Sources say Horta-Osrio believes that the cash thrown off by Scottish Widows will help in the restoration of Lloyds suspended dividend.

The bank, 41 per cent owned by the taxpayer after the bailout following its troubled acquisition of HBOS, was prohibited by the European Union from paying a dividend between January 2010 and January 2012 in return for state help.

It is also understood Horta-Osrio has been influenced by expected changes in Basel III, the global regulatory standard on banking capital and liquidity. It is set to allow banks to use up to 10 per cent of assets in non-banking subsidiaries to go towards their group capital ratios in the new European regulatory framework.
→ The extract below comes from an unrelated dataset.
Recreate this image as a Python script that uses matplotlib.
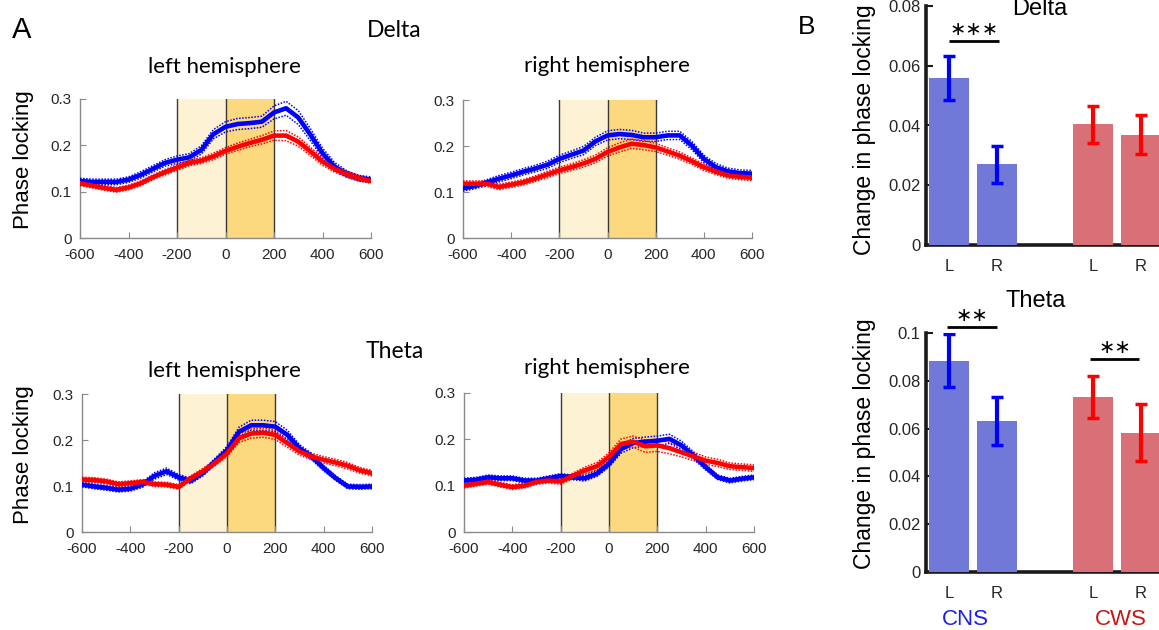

Previously banks have not been allowed to put capital in their non-banking businesses towards their group capital buffers.

Eamonn Flanagan, insurance analyst at Shore Capital, said: "Quite simply, there is no reason for Lloyds to sell Widows to meet regulatory capital requirements."

Lloyds, which owns Bank of Scotland and Britain's biggest mortgage lender Halifax, bought Widows for 7 billion in 1999. After a rocky period when stock market returns hit all insurers in the early years of the new millennium, Widows' robust cash flows allowed it to "repatriate" nearly 2bn in capital to its parent group between 2005 and 2007.

Speculation that Widows, which includes the Scottish Widows Investment Partnership (SWIP) fund management business, would be auctioned was fuelled at Lloyds' annual results in February. However, City analysts said this weekend that Lloyds' recent appointment of Aviva's chief UK operating officer Toby Strauss as the bank's new group director for insurance suggested that Widows was to be retained.

Strauss takes up his position in October. "Strauss is coming in four months' time. There's no way Lloyds are going to announce in June they are planning to knock out (sell] Widows," one analyst said.

Lloyds declined to comment ahead of Horta-Osrio's strategy statement on 30 June.